C.F. McGlashan
Truckee Republican

C.F. McGlashan was born Aug. 12, 1847, at Janesville, Wis., and came to California with his family when he was 2 years old.

He began his career as a school teacher at 17 and later attended Williston Seminary in Massachusetts to further his education.

Upon return to California, he became principal of Placerville High School. He was principal of the Truckee Public Schools for two years before turning to journalism.

In 1874, McGlashan was a correspondent in Utah for the Sacramento Record-Union under the editor W.H. Mills, who may have taught him his sharp and candid style of writing.

In 1875, at Truckee, McGlashan began the practice of law, which he continued successfully for four years. But he soon returned to newspaper work, first editing the Truckee Republican and later becoming its owner.
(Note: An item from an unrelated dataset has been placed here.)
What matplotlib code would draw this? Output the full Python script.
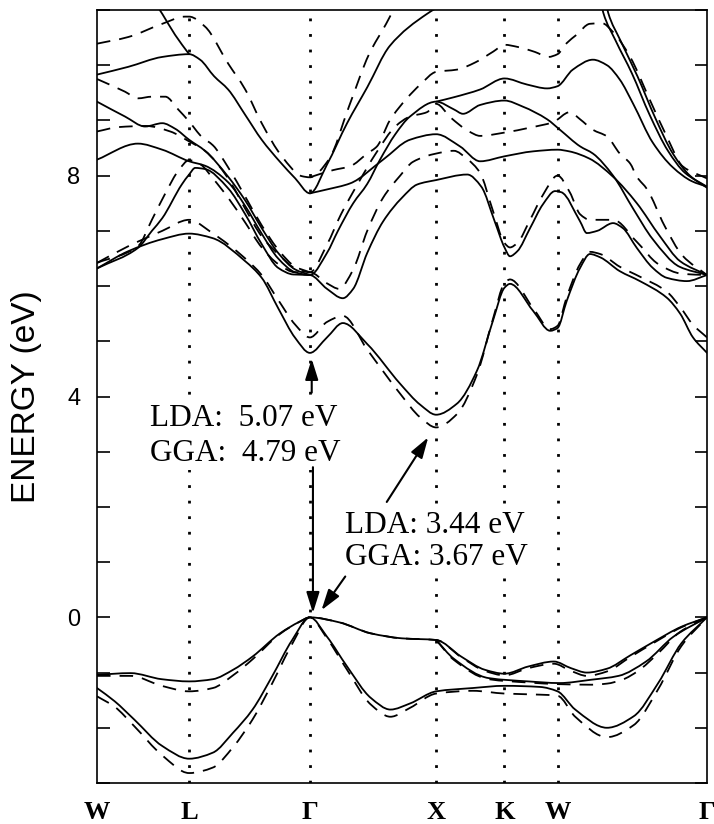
import matplotlib
matplotlib.use("Agg")
import matplotlib.pyplot as plt
import numpy as np
from matplotlib.path import Path
from matplotlib.patches import PathPatch
from matplotlib.ticker import MultipleLocator

# high-symmetry points along the path (fraction of path length)
K_TICKS = [0.0, 0.151, 0.349, 0.556, 0.668, 0.755, 1.0]
K_LABELS = ["W", "L", "Γ", "X", "K", "W", "Γ"]

# ---- valence bands (solid = GGA, dashed = LDA) ----
VB_TOP_K = [0, .055, .106, .151, .190, .223, .255, .300, .332, .349, .397, .449, .500, .556,
            .597, .636, .668, .707, .749, .777, .803, .836, .874, .913, .958, 1.0]
VB_TOP_E = [-1.04, -1.01, -1.12, -1.16, -1.12, -0.95, -0.71, -0.29, -0.08, 0.0, -0.09, -0.29, -0.38, -0.41,
            -0.71, -0.95, -1.02, -0.89, -0.80, -0.92, -1.00, -0.93, -0.69, -0.44, -0.17, 0.0]
DVB_TOP_E = [-1.06, -1.06, -1.24, -1.34, -1.28, -1.05, -0.76, -0.30, -0.08, 0.0, -0.09, -0.29, -0.38, -0.41,
             -0.72, -0.97, -1.05, -0.92, -0.84, -0.97, -1.06, -0.98, -0.72, -0.46, -0.18, 0.0]

VB_MID_K = [.556, .585, .642, .707, .758, .810, .855, .900, .945, 1.0]
VB_MID_E = [-0.41, -0.75, -1.10, -1.16, -1.19, -1.13, -1.06, -0.80, -0.35, 0.0]
DVB_MID_K = [.556, .585, .642, .707, .758, .810, .836, .861, .887, .920, .955, 1.0]
DVB_MID_E = [-0.41, -0.77, -1.12, -1.18, -1.21, -1.22, -1.20, -1.13, -0.97, -0.65, -0.27, 0.0]

VB_LOW_K = [0, .029, .061, .107, .151, .190, .223, .255, .287, .320, .349, .377, .410, .449,
            .481, .513, .556, .616, .668, .726, .755, .784, .836, .880, .920, .958, 1.0]
VB_LOW_E = [-1.28, -1.52, -1.85, -2.33, -2.56, -2.45, -2.09, -1.67, -1.07, -0.41, 0.0, -0.35, -0.89, -1.46,
            -1.67, -1.56, -1.34, -1.28, -1.24, -1.26, -1.34, -1.67, -2.00, -1.79, -1.19, -0.47, 0.0]
DVB_LOW_E = [-1.43, -1.62, -1.97, -2.50, -2.82, -2.72, -2.35, -1.85, -1.20, -0.48, 0.0, -0.38, -0.95, -1.58,
             -1.80, -1.64, -1.38, -1.33, -1.38, -1.40, -1.42, -1.80, -2.17, -1.95, -1.30, -0.52, 0.0]

# ---- conduction bands, GGA (solid) ----
CB1_K = [0, .051, .107, .151, .189, .243, .270, .297, .325, .349, .377, .403, .443, .497, .530, .556,
         .590, .623, .649, .668, .677, .715, .743, .755, .770, .792, .808, .825, .857, .890, .934, .956, .977, 1.0]
CB1_E = [6.32, 6.63, 6.85, 6.95, 6.87, 6.45, 6.15, 5.60, 5.06, 4.79, 5.07, 5.33, 4.95, 4.23, 3.85, 3.67,
         3.87, 4.47, 5.37, 5.97, 6.04, 5.55, 5.19, 5.24, 5.73, 6.33, 6.58, 6.52, 6.27, 6.09, 5.79, 5.50, 5.07, 4.79]

CB2_K = [0, .067, .090, .107, .139, .151, .161, .177, .215, .243, .270, .297, .322, .349, .377, .403, .420,
         .443, .469, .500, .525, .556, .607, .630, .652, .668, .677, .689, .710, .731, .751, .761, .792, .803,
         .820, .846, .862, .885, .911, .934, .967, 1.0]
CB2_E = [6.32, 6.69, 7.00, 7.23, 7.84, 8.02, 8.14, 8.12, 7.77, 7.30, 6.76, 6.33, 6.21, 6.20, 5.95, 5.78, 5.95,
         6.60, 7.17, 7.60, 7.84, 7.92, 8.02, 7.80, 7.17, 6.70, 6.54, 6.63, 7.05, 7.48, 7.72, 7.70, 7.17, 6.96,
         7.00, 7.14, 7.05, 6.69, 6.33, 6.15, 6.09, 6.20]

CB3_K = [0, .067, .107, .151, .177, .215, .243, .270, .297, .325, .349, .377, .395, .420, .443, .464, .489,
         .513, .556, .585, .600, .628, .668, .698, .738, .759, .792, .813, .846, .879, .911, .955, 1.0]
CB3_E = [8.29, 8.58, 8.47, 8.26, 8.18, 7.88, 7.45, 6.95, 6.50, 6.25, 6.20, 6.60, 7.00, 7.50, 7.85, 8.29, 8.75,
         9.07, 9.34, 9.20, 9.12, 9.28, 9.36, 9.25, 9.02, 8.83, 8.53, 8.40, 8.00, 7.40, 6.85, 6.35, 6.20]

CB4_LEFT_K = [0, .046, .079, .107, .128, .151, .177, .215, .243, .270, .297, .325, .349]
CB4_LEFT_E = [9.34, 9.07, 8.89, 8.95, 8.85, 8.65, 8.45, 7.98, 7.55, 7.05, 6.60, 6.30, 6.20]
CB4_RIGHT_K = [.556, .585, .628, .668, .705, .738, .755, .780, .813, .836, .857, .879, .911, .944, .975, 1.0]
CB4_RIGHT_E = [9.34, 9.42, 9.56, 9.76, 9.65, 9.58, 9.62, 9.92, 10.10, 10.00, 9.74, 9.30, 8.60, 8.15, 7.90, 7.80]

CB5_K = [.349, .377, .415, .469, .513, .556, .595, .628, .668, .715, .755, .774, .807, .846, .885, .923, .956, 1.0]
CB5_E = [7.68, 7.75, 7.86, 8.29, 8.65, 8.75, 8.53, 8.26, 8.35, 8.44, 8.47, 8.44, 8.31, 7.98, 7.50, 6.90, 6.45, 6.20]

CB6_K = [0, .051, .107, .151, .169, .192, .215, .243, .270, .300, .325, .349, .377, .410, .443, .480, .541, .600]
CB6_E = [9.83, 9.97, 10.15, 10.20, 10.10, 9.80, 9.56, 9.10, 8.65, 8.25, 7.95, 7.68, 8.20, 8.95, 9.60, 10.35, 10.93, 11.30]

CB7_K = [.085, .107, .128, .151]
CB7_E = [11.30, 10.93, 10.55, 10.20]

CB8_K = [.822, .830, .850, .877, .906, .936, .964, 1.0]
CB8_E = [11.40, 10.95, 10.45, 9.85, 9.10, 8.45, 8.05, 7.80]
CB9_K = [.830, .838, .858, .886, .915, .944, .972, 1.0]
CB9_E = [11.40, 10.95, 10.45, 9.80, 9.05, 8.40, 8.00, 7.78]

# ---- conduction bands, LDA (dashed) ----
DCB1_E = [6.42, 6.72, 7.00, 7.20, 6.96, 6.50, 6.20, 5.75, 5.30, 5.07, 5.35, 5.46, 4.85, 4.05, 3.62, 3.44,
          3.68, 4.40, 5.40, 6.05, 6.12, 5.60, 5.22, 5.28, 5.80, 6.40, 6.62, 6.58, 6.35, 6.17, 5.90, 5.62, 5.30, 5.07]

DCB2_K = [0, .067, .090, .113, .134, .151, .170, .190, .215, .243, .270, .297, .325, .349, .377, .397, .420,
          .443, .469, .497, .518, .556, .585, .607, .628, .648, .668, .677, .689, .710, .731, .755, .775, .792,
          .808, .846, .885, .920, .960, 1.0]
DCB2_E = [6.42, 6.72, 7.20, 7.70, 8.10, 8.28, 8.20, 7.95, 7.60, 7.15, 6.70, 6.40, 6.25, 6.25, 6.05, 5.95, 6.30,
          7.00, 7.60, 8.00, 8.25, 8.40, 8.45, 8.30, 8.05, 7.40, 6.78, 6.70, 6.78, 7.20, 7.65, 8.00, 7.70, 7.30,
          7.20, 7.20, 6.80, 6.40, 6.22, 6.20]

DCB3_K = [0, .036, .080, .120, .151, .177, .215, .243, .270, .300, .325, .349, .377, .400, .430, .457, .490,
          .513, .541, .556, .580, .610, .628, .668, .710, .748, .775, .792, .813, .836, .857, .874, .885, .902,
          .930, .960, 1.0]
DCB3_E = [8.80, 8.88, 8.90, 8.80, 8.62, 8.45, 7.95, 7.40, 6.90, 6.55, 6.32, 6.25, 6.75, 7.30, 7.90, 8.40, 8.90,
          9.07, 9.15, 9.30, 9.05, 8.80, 8.72, 8.78, 8.87, 8.97, 9.15, 9.02, 8.83, 8.71, 8.40, 8.22, 7.98, 7.75,
          7.10, 6.55, 6.20]

DCB4_K = [0, .046, .067, .090, .112, .133, .151, .172, .190, .215, .243, .270, .300, .325, .349]
DCB4_E = [9.75, 9.52, 9.40, 9.43, 9.43, 9.20, 8.98, 8.70, 8.55, 8.15, 7.62, 7.10, 6.62, 6.35, 6.25]

DCB5_K = [.349, .387, .415, .443, .459, .480, .508, .530, .556, .590, .620, .650, .668, .690, .718, .740, .755,
          .770, .786, .808, .828, .846, .874, .906, .934, .960, 1.0]
DCB5_E = [7.97, 8.10, 8.17, 8.40, 8.53, 9.00, 9.40, 9.65, 9.88, 9.92, 10.05, 10.25, 10.37, 10.33, 10.24, 10.15,
          10.20, 10.40, 10.55, 10.75, 10.76, 10.60, 10.15, 9.38, 8.71, 8.17, 7.95]

DCB6_K = [0, .051, .107, .144, .151, .177, .215, .243, .270, .303, .336, .349, .380, .413, .446, .474, .500]
DCB6_E = [10.39, 10.51, 10.75, 10.88, 10.88, 10.70, 10.03, 9.56, 8.95, 8.35, 7.99, 7.97, 8.29, 9.25, 10.20, 10.75, 11.30]

GGA_BANDS = [
    (VB_TOP_K, VB_TOP_E), (VB_MID_K, VB_MID_E), (VB_LOW_K, VB_LOW_E),
    (CB1_K, CB1_E), (CB2_K, CB2_E), (CB3_K, CB3_E), (CB4_LEFT_K, CB4_LEFT_E),
    (CB4_RIGHT_K, CB4_RIGHT_E), (CB5_K, CB5_E), (CB6_K, CB6_E), (CB7_K, CB7_E),
    (CB8_K, CB8_E), (CB9_K, CB9_E),
]
LDA_BANDS = [
    (VB_TOP_K, DVB_TOP_E), (DVB_MID_K, DVB_MID_E), (VB_LOW_K, DVB_LOW_E),
    (CB1_K, DCB1_E), (DCB2_K, DCB2_E), (DCB3_K, DCB3_E), (DCB4_K, DCB4_E),
    (DCB5_K, DCB5_E), (DCB6_K, DCB6_E),
]


def band_path(ks, es):
    """Smooth curve through the band points (monotone cubic Hermite segments)."""
    x = np.asarray(ks, dtype=float)
    y = np.asarray(es, dtype=float)
    h = np.diff(x)
    d = np.diff(y) / h
    m = np.empty_like(y)
    m[0], m[-1] = d[0], d[-1]
    for i in range(1, len(y) - 1):
        if d[i - 1] * d[i] <= 0:
            m[i] = 0.0
        else:
            w1 = 2 * h[i] + h[i - 1]
            w2 = h[i] + 2 * h[i - 1]
            m[i] = (w1 + w2) / (w1 / d[i - 1] + w2 / d[i])
    verts = [(x[0], y[0])]
    codes = [Path.MOVETO]
    for i in range(len(x) - 1):
        verts += [(x[i] + h[i] / 3, y[i] + m[i] * h[i] / 3),
                  (x[i + 1] - h[i] / 3, y[i + 1] - m[i + 1] * h[i] / 3),
                  (x[i + 1], y[i + 1])]
        codes += [Path.CURVE4] * 3
    return Path(verts, codes)


fig = plt.figure(figsize=(7.14, 8.24), dpi=100)
ax = fig.add_axes([97 / 714, 1 - 783 / 824, 610 / 714, 773 / 824])

for k in K_TICKS[1:-1]:
    ax.axvline(k, color="black", lw=2.0, linestyle=(0, (1, 4.6)), zorder=1)

for ks, es in GGA_BANDS:
    ax.add_patch(PathPatch(band_path(ks, es), fill=False, edgecolor="black",
                           lw=1.3, capstyle="round", zorder=3))
for ks, es in LDA_BANDS:
    ax.add_patch(PathPatch(band_path(ks, es), fill=False, edgecolor="black",
                           lw=1.3, linestyle=(0, (7.5, 5)), zorder=2))

ax.set_xlim(0, 1)
ax.set_ylim(-3, 11)

# axes styling
for sp in ax.spines.values():
    sp.set_linewidth(1.2)
ax.set_xticks(K_TICKS)
ax.set_xticklabels(K_LABELS, fontfamily="Liberation Serif", fontweight="bold", fontsize=19)
ax.tick_params(axis="x", length=0, pad=13)
ax.set_yticks([0, 4, 8])
ax.yaxis.set_minor_locator(MultipleLocator(1))
ax.tick_params(axis="y", which="both", direction="in", left=True, right=True,
               length=9, width=1.2, pad=12)
for lab in ax.get_yticklabels():
    lab.set_fontfamily("Liberation Sans")
    lab.set_fontsize(17)
ax.set_ylabel("ENERGY (eV)", fontfamily="Liberation Sans", fontsize=24)
ax.yaxis.set_label_coords(-0.09, 0.5)

# band-gap annotations; white box hides the dotted guide lines behind the text
serif = dict(fontfamily="Liberation Serif", fontsize=22.5, va="baseline", ha="left", zorder=4,
             bbox=dict(facecolor="white", edgecolor="none", pad=1.5))
ax.text(0.087, 3.47, "LDA:  5.07 eV", **serif)
ax.text(0.087, 2.84, "GGA:  4.79 eV", **serif)
ax.text(0.407, 1.53, "LDA: 3.44 eV", **serif)
ax.text(0.407, 0.95, "GGA: 3.67 eV", **serif)

arrow = dict(arrowstyle="-|>,head_length=0.7,head_width=0.22", color="black",
             lw=1.5, mutation_scale=18, shrinkA=0, shrinkB=0)
ax.annotate("", xy=(0.352, 4.68), xytext=(0.352, 4.07), arrowprops=arrow, zorder=5)
ax.annotate("", xy=(0.354, 0.08), xytext=(0.354, 2.72), arrowprops=arrow, zorder=5)
ax.annotate("", xy=(0.368, 0.13), xytext=(0.407, 0.74), arrowprops=arrow, zorder=5)
ax.annotate("", xy=(0.543, 3.26), xytext=(0.475, 2.09), arrowprops=arrow, zorder=5)

fig.savefig("out.png", dpi=100)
McGlashan became interested in the story of the Donner Party, which in 1846-47 was imprisoned by Sierra snows at Donner Lake. This interest led to a thorough two-year investigation of the Donner tragedy, culminating in the book “History of the Donner Party.” The story was first run in serial form in the Truckee Republican and is McGlashan’s main claim to fame.

Leaving Truckee for a few years, McGlashan plunged into state politics as publisher of the Santa Barbara Press. Santa Barbara journalism in those days was fiery and violent. Bitterness and name-calling marked the editorials.

McGlashan’s paper contrasted these practices by its uniform courtesy in editorials and respect for divergent political views. He demonstrated that a clean, respectable newspaper was appreciated, since the Santa Barbara Press prospered.

In the early 1880s, McGlashan was a member of the California Assembly. When through with his stint as a politician, he returned to Truckee to devote his life to editing the Truckee Republican.

One personality trait that helped make McGlashan a good journalist was his insatiable curiosity and wide interests. This led him to strange hobbies such as publishing a series of practical planetary maps, discovering a rare butterfly and building a museum around Truckee’s geological curiosity, the Rocking Stone.

He also perfected minor inventions, the most important of which was a method of sending telegrams to and from moving trains.

The knowledge obtained through his curiosity, plus his fine insight into human nature, gave McGlashan a natural and deeply sympathetic understanding of the dire circumstances of the characters in his story of the Donner Party.

As his chief biographers have written, “The secret of his narrative is its complete subjectivity.”

As described by biographers, McGlashan was kind and considerate in his relations with others, but he disciplined himself and at times would work 18 hours a day when he considered this necessary. He had great self-confidence, was daring and courageous, but at the same time polite, tender-hearted and sentimental.

He was an outdoors type of man who greatly admired nature’s wonders. He was social, had many friends and always had a pleasant word for them.

McGlashan’s story of the Donner Party came about because he wanted to tell what had really happened to this group of people in their fateful attempt to reach California. The adventures of the group had been told and retold by so many settlers that the story had become legend, full of untruths.

As a good journalist, McGlashan was eager to get the real story. He felt a particular sympathy for the people because he was so familiar with the territory where they had struggled and died that awful winter. McGlashan’s writing style tended to be flowery and over-sentimental in the mode of the 19th Century. In fact, his style is somewhat similar to that of Nathaniel Hawthorne. His research of published works and manuscript sources was remarkably thorough, for as has been noted, he seems to have anticipated much of the labor and research of writers on the subject who came after him. He died Jan. 6, 1931.

Hall of Fame inductees are selected annually by a committee appointed by the California Press Foundation. They recognize career achievements of weekly and daily publishers in California who were important and influential in their era, as judged by their peers in the association. The write-ups are a historical and journalistic snapshot in time and not official biographies.